Exercise instructions -> Repeat what the lines below say, word for word, and skip every image.

##### Supplied data

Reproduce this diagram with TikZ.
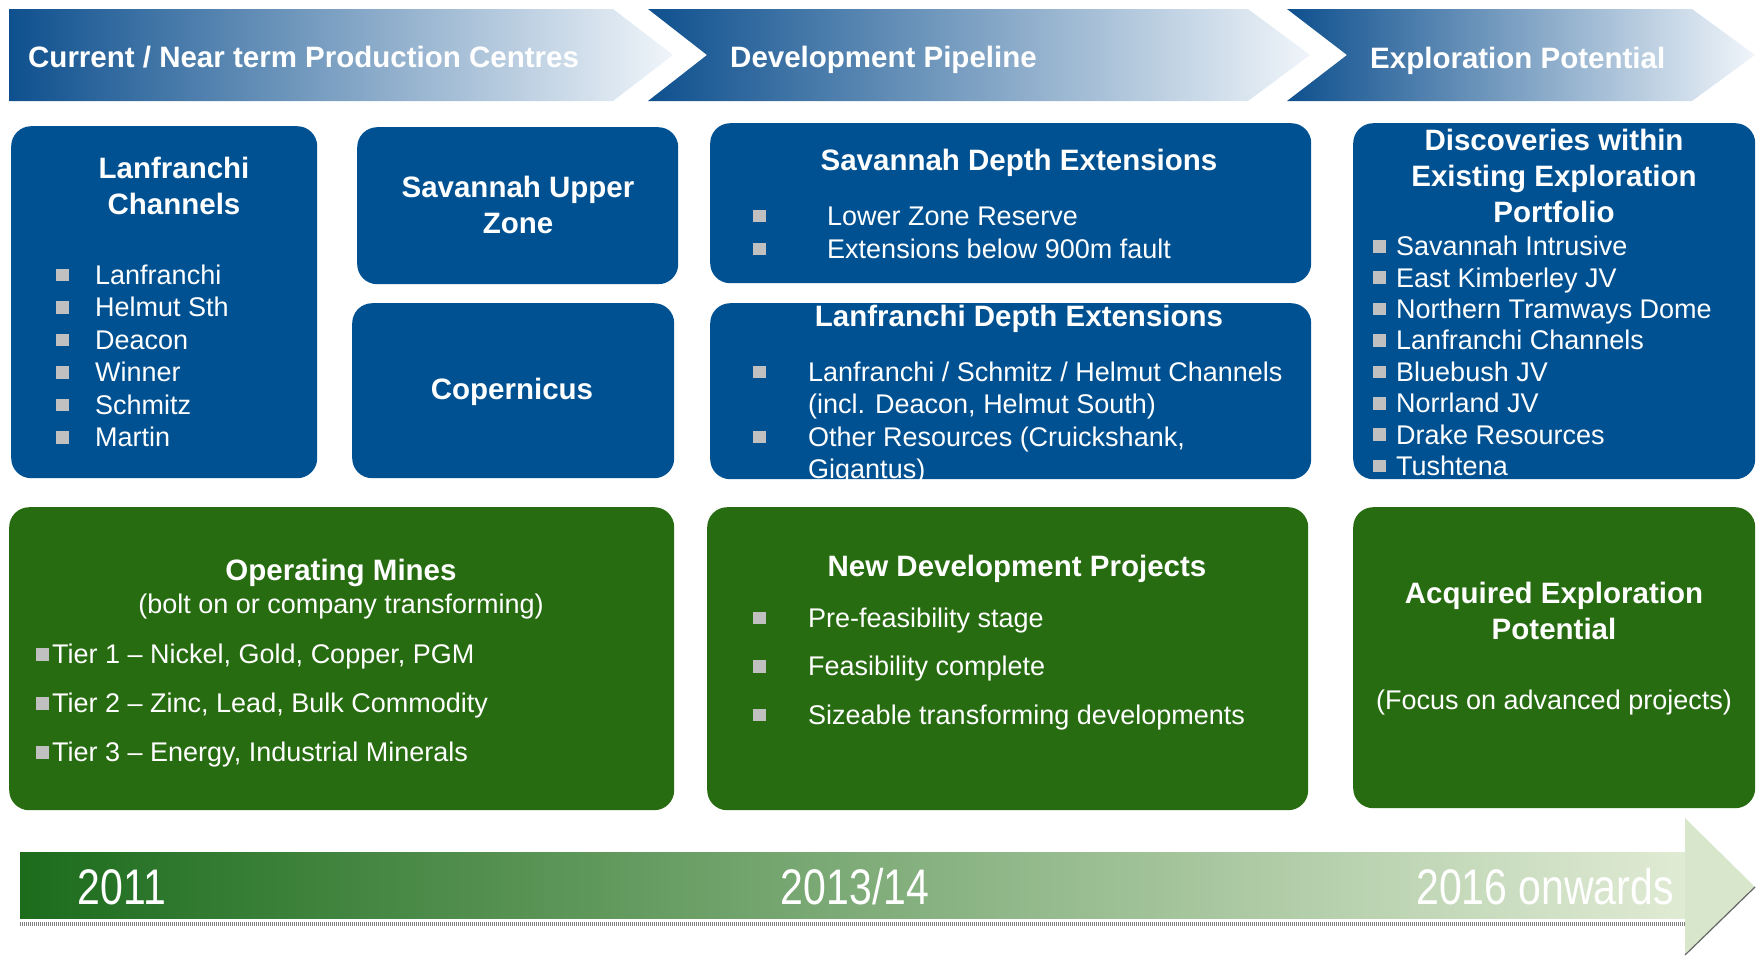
\documentclass[tikz,border=0pt]{standalone}
\usepackage{fontspec}
\setmainfont{Liberation Sans}
\newfontfamily\narrowfont[FakeStretch=0.82]{Liberation Sans}
\usetikzlibrary{positioning}

\definecolor{boxblue}{RGB}{0,81,145}
\definecolor{boxgreen}{RGB}{39,108,17}
\definecolor{bulletgray}{RGB}{192,192,192}
\definecolor{chevdark}{RGB}{14,80,142}
\definecolor{chevmid}{RGB}{112,160,200}
\definecolor{chevlight}{RGB}{240,245,250}
\definecolor{bardark}{RGB}{28,108,28}
\definecolor{barmid}{RGB}{150,182,110}
\definecolor{barlight}{RGB}{224,235,212}
\definecolor{headfill}{RGB}{216,230,204}

\newcommand{\sq}{{\color{bulletgray}\rule[0.12em]{0.46em}{0.46em}}}
\newcommand{\bl}[1]{\makebox[#1][l]{\sq}}

\begin{document}
\begin{tikzpicture}[x=1pt, y=-1pt]
	\tikzset{bluebox/.style={fill=boxblue, rounded corners=20pt, anchor=north west, inner sep=0pt},
		greenbox/.style={fill=boxgreen, rounded corners=20pt, anchor=north west, inner sep=0pt},
		title/.style={text=white, font=\fontsize{29.5}{36}\selectfont\bfseries, align=center, inner sep=0pt},
		sub/.style={text=white, font=\fontsize{27}{33}\selectfont, inner sep=0pt},
		item/.style={text=white, font=\fontsize{27}{32.5}\selectfont, align=left, inner sep=0pt, anchor=west},
		chevtext/.style={text=white, font=\fontsize{29.5}{36}\selectfont\bfseries, anchor=base west, inner sep=0pt},
		yeartext/.style={text=white, font=\fontsize{50}{54}\selectfont\narrowfont, anchor=base, inner sep=0pt}}
	\useasboundingbox (0,0) rectangle (1758,956);

	% stage chevrons
	\shade[left color=chevdark, middle color=chevmid, right color=chevlight]
		(9,9) -- (613,9) -- (673,55) -- (613,101) -- (9,101) -- cycle;
	\shade[left color=chevdark, middle color=chevmid, right color=chevlight]
		(648,9) -- (1248,9) -- (1310,55) -- (1248,101) -- (648,101) -- (707,55) -- cycle;
	\shade[left color=chevdark, middle color=chevmid, right color=chevlight]
		(1287,9) -- (1692,9) -- (1755,55) -- (1692,101) -- (1287,101) -- (1347,55) -- cycle;
	\node[chevtext] (stage1) at (28,67) {Current / Near term Production Centres};
	\node[chevtext] (stage2) at (730,67) {Development Pipeline};
	\node[chevtext] (stage3) at (1370,68) {Exploration Potential};

	% blue boxes
	\node[bluebox, minimum width=306pt, minimum height=352pt] (lanbox) at (11,126) {};
	\node[bluebox, minimum width=321pt, minimum height=157pt] (supbox) at (357,127) {};
	\node[bluebox, minimum width=322pt, minimum height=175pt] (copbox) at (352,303) {};
	\node[bluebox, minimum width=601pt, minimum height=160pt] (sdebox) at (710,123) {};
	\node[bluebox, minimum width=601pt, minimum height=176pt] (ldebox) at (710,303) {};
	\node[bluebox, minimum width=402pt, minimum height=356pt] (disbox) at (1353,123) {};

	\node[title] (lantitle) at (174,186) {Lanfranchi\\Channels};
	\node[item] (lanlist) at (56,356) {\bl{39pt}Lanfranchi\\\bl{39pt}Helmut Sth\\\bl{39pt}Deacon\\
		\bl{39pt}Winner\\\bl{39pt}Schmitz\\\bl{39pt}Martin};
	\node[title] (suptitle) at (518,205) {Savannah Upper\\Zone};
	\node[title] (coptitle) at (512,392) {Copernicus};
	\node[title] (sdetitle) at (1019,163) {Savannah Depth Extensions};
	\node[item, font=\fontsize{27}{33}\selectfont] (sdelist) at (753,233)
		{\bl{74pt}Lower Zone Reserve\\\bl{74pt}Extensions below 900m fault};
	\node[title] (ldetitle) at (1019,319) {Lanfranchi Depth Extensions};
	\begin{scope}
		\clip[rounded corners=20pt] (ldebox.north west) rectangle (ldebox.south east);
		\node[item] (ldelist) at (753,423) {\bl{55pt}Lanfranchi / Schmitz / Helmut Channels\\
			\hspace*{55pt}(incl. Deacon, Helmut South)\\\bl{55pt}Other Resources (Cruickshank,\\
			\hspace*{55pt}Gigantus)};
	\end{scope}
	\node[title] (distitle) at (1554,176) {Discoveries within\\Existing Exploration\\Portfolio};
	\begin{scope}
		\clip[rounded corners=20pt] (disbox.north west) rectangle (disbox.south east);
		\node[item, font=\fontsize{27}{31.4}\selectfont] (dislist) at (1373,356)
			{\bl{23pt}Savannah Intrusive\\\bl{23pt}East Kimberley JV\\\bl{23pt}Northern Tramways Dome\\
			\bl{23pt}Lanfranchi Channels\\\bl{23pt}Bluebush JV\\\bl{23pt}Norrland JV\\
			\bl{23pt}Drake Resources\\\bl{23pt}Tushtena};
	\end{scope}

	% green boxes
	\node[greenbox, minimum width=665pt, minimum height=303pt] (opbox) at (9,507) {};
	\node[greenbox, minimum width=601pt, minimum height=303pt] (ndbox) at (707,507) {};
	\node[greenbox, minimum width=402pt, minimum height=301pt] (aqbox) at (1353,507) {};

	\node[title] (optitle) at (341,573) {Operating Mines};
	\node[sub] (opsub) at (341,607) {(bolt on or company transforming)};
	\node[item, font=\fontsize{27}{49}\selectfont] (oplist) at (36,706)
		{\bl{16pt}Tier 1 -- Nickel, Gold, Copper, PGM\\\bl{16pt}Tier 2 -- Zinc, Lead, Bulk Commodity\\
		\bl{16pt}Tier 3 -- Energy, Industrial Minerals};
	\node[title] (ndtitle) at (1017,569) {New Development Projects};
	\node[item, font=\fontsize{27}{48.5}\selectfont] (ndlist) at (753,669)
		{\bl{55pt}Pre-feasibility stage\\\bl{55pt}Feasibility complete\\\bl{55pt}Sizeable transforming developments};
	\node[title] (aqtitle) at (1554,611) {Acquired Exploration\\Potential};
	\node[sub] (aqsub) at (1554,703) {(Focus on advanced projects)};

	% timeline arrow
	\fill[headfill] (1685,818) -- (1755,887) -- (1685,955) -- cycle;
	\draw[gray!80!black, line width=1.2pt] (1755,887) -- (1685,955);
	\shade[left color=bardark, middle color=barmid, right color=barlight] (20,852) rectangle (1685,918);
	\draw[gray, line width=3.5pt, dash pattern=on 1pt off 1pt] (20,924) -- (1685,924);
	\node[yeartext] (y2011) at (122,904) {2011};
	\node[yeartext] (y2013) at (855,904) {2013/14};
	\node[yeartext] (y2016) at (1545,904) {2016 onwards};
\end{tikzpicture}
\end{document}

##########

Solution to the exercise ->
Reproduce this diagram with TikZ.
\documentclass[tikz,border=0pt]{standalone}
\usepackage{fontspec}
\setmainfont{Liberation Sans}
\newfontfamily\narrowfont[FakeStretch=0.82]{Liberation Sans}
\usetikzlibrary{positioning}

\definecolor{boxblue}{RGB}{0,81,145}
\definecolor{boxgreen}{RGB}{39,108,17}
\definecolor{bulletgray}{RGB}{192,192,192}
\definecolor{chevdark}{RGB}{14,80,142}
\definecolor{chevmid}{RGB}{112,160,200}
\definecolor{chevlight}{RGB}{240,245,250}
\definecolor{bardark}{RGB}{28,108,28}
\definecolor{barmid}{RGB}{150,182,110}
\definecolor{barlight}{RGB}{224,235,212}
\definecolor{headfill}{RGB}{216,230,204}

\newcommand{\sq}{{\color{bulletgray}\rule[0.12em]{0.46em}{0.46em}}}
\newcommand{\bl}[1]{\makebox[#1][l]{\sq}}

\begin{document}
\begin{tikzpicture}[x=1pt, y=-1pt]
	\tikzset{bluebox/.style={fill=boxblue, rounded corners=20pt, anchor=north west, inner sep=0pt},
		greenbox/.style={fill=boxgreen, rounded corners=20pt, anchor=north west, inner sep=0pt},
		title/.style={text=white, font=\fontsize{29.5}{36}\selectfont\bfseries, align=center, inner sep=0pt},
		sub/.style={text=white, font=\fontsize{27}{33}\selectfont, inner sep=0pt},
		item/.style={text=white, font=\fontsize{27}{32.5}\selectfont, align=left, inner sep=0pt, anchor=west},
		chevtext/.style={text=white, font=\fontsize{29.5}{36}\selectfont\bfseries, anchor=base west, inner sep=0pt},
		yeartext/.style={text=white, font=\fontsize{50}{54}\selectfont\narrowfont, anchor=base, inner sep=0pt}}
	\useasboundingbox (0,0) rectangle (1758,956);

	% stage chevrons
	\shade[left color=chevdark, middle color=chevmid, right color=chevlight]
		(9,9) -- (613,9) -- (673,55) -- (613,101) -- (9,101) -- cycle;
	\shade[left color=chevdark, middle color=chevmid, right color=chevlight]
		(648,9) -- (1248,9) -- (1310,55) -- (1248,101) -- (648,101) -- (707,55) -- cycle;
	\shade[left color=chevdark, middle color=chevmid, right color=chevlight]
		(1287,9) -- (1692,9) -- (1755,55) -- (1692,101) -- (1287,101) -- (1347,55) -- cycle;
	\node[chevtext] (stage1) at (28,67) {Current / Near term Production Centres};
	\node[chevtext] (stage2) at (730,67) {Development Pipeline};
	\node[chevtext] (stage3) at (1370,68) {Exploration Potential};

	% blue boxes
	\node[bluebox, minimum width=306pt, minimum height=352pt] (lanbox) at (11,126) {};
	\node[bluebox, minimum width=321pt, minimum height=157pt] (supbox) at (357,127) {};
	\node[bluebox, minimum width=322pt, minimum height=175pt] (copbox) at (352,303) {};
	\node[bluebox, minimum width=601pt, minimum height=160pt] (sdebox) at (710,123) {};
	\node[bluebox, minimum width=601pt, minimum height=176pt] (ldebox) at (710,303) {};
	\node[bluebox, minimum width=402pt, minimum height=356pt] (disbox) at (1353,123) {};

	\node[title] (lantitle) at (174,186) {Lanfranchi\\Channels};
	\node[item] (lanlist) at (56,356) {\bl{39pt}Lanfranchi\\\bl{39pt}Helmut Sth\\\bl{39pt}Deacon\\
		\bl{39pt}Winner\\\bl{39pt}Schmitz\\\bl{39pt}Martin};
	\node[title] (suptitle) at (518,205) {Savannah Upper\\Zone};
	\node[title] (coptitle) at (512,392) {Copernicus};
	\node[title] (sdetitle) at (1019,163) {Savannah Depth Extensions};
	\node[item, font=\fontsize{27}{33}\selectfont] (sdelist) at (753,233)
		{\bl{74pt}Lower Zone Reserve\\\bl{74pt}Extensions below 900m fault};
	\node[title] (ldetitle) at (1019,319) {Lanfranchi Depth Extensions};
	\begin{scope}
		\clip[rounded corners=20pt] (ldebox.north west) rectangle (ldebox.south east);
		\node[item] (ldelist) at (753,423) {\bl{55pt}Lanfranchi / Schmitz / Helmut Channels\\
			\hspace*{55pt}(incl. Deacon, Helmut South)\\\bl{55pt}Other Resources (Cruickshank,\\
			\hspace*{55pt}Gigantus)};
	\end{scope}
	\node[title] (distitle) at (1554,176) {Discoveries within\\Existing Exploration\\Portfolio};
	\begin{scope}
		\clip[rounded corners=20pt] (disbox.north west) rectangle (disbox.south east);
		\node[item, font=\fontsize{27}{31.4}\selectfont] (dislist) at (1373,356)
			{\bl{23pt}Savannah Intrusive\\\bl{23pt}East Kimberley JV\\\bl{23pt}Northern Tramways Dome\\
			\bl{23pt}Lanfranchi Channels\\\bl{23pt}Bluebush JV\\\bl{23pt}Norrland JV\\
			\bl{23pt}Drake Resources\\\bl{23pt}Tushtena};
	\end{scope}

	% green boxes
	\node[greenbox, minimum width=665pt, minimum height=303pt] (opbox) at (9,507) {};
	\node[greenbox, minimum width=601pt, minimum height=303pt] (ndbox) at (707,507) {};
	\node[greenbox, minimum width=402pt, minimum height=301pt] (aqbox) at (1353,507) {};

	\node[title] (optitle) at (341,573) {Operating Mines};
	\node[sub] (opsub) at (341,607) {(bolt on or company transforming)};
	\node[item, font=\fontsize{27}{49}\selectfont] (oplist) at (36,706)
		{\bl{16pt}Tier 1 -- Nickel, Gold, Copper, PGM\\\bl{16pt}Tier 2 -- Zinc, Lead, Bulk Commodity\\
		\bl{16pt}Tier 3 -- Energy, Industrial Minerals};
	\node[title] (ndtitle) at (1017,569) {New Development Projects};
	\node[item, font=\fontsize{27}{48.5}\selectfont] (ndlist) at (753,669)
		{\bl{55pt}Pre-feasibility stage\\\bl{55pt}Feasibility complete\\\bl{55pt}Sizeable transforming developments};
	\node[title] (aqtitle) at (1554,611) {Acquired Exploration\\Potential};
	\node[sub] (aqsub) at (1554,703) {(Focus on advanced projects)};

	% timeline arrow
	\fill[headfill] (1685,818) -- (1755,887) -- (1685,955) -- cycle;
	\draw[gray!80!black, line width=1.2pt] (1755,887) -- (1685,955);
	\shade[left color=bardark, middle color=barmid, right color=barlight] (20,852) rectangle (1685,918);
	\draw[gray, line width=3.5pt, dash pattern=on 1pt off 1pt] (20,924) -- (1685,924);
	\node[yeartext] (y2011) at (122,904) {2011};
	\node[yeartext] (y2013) at (855,904) {2013/14};
	\node[yeartext] (y2016) at (1545,904) {2016 onwards};
\end{tikzpicture}
\end{document}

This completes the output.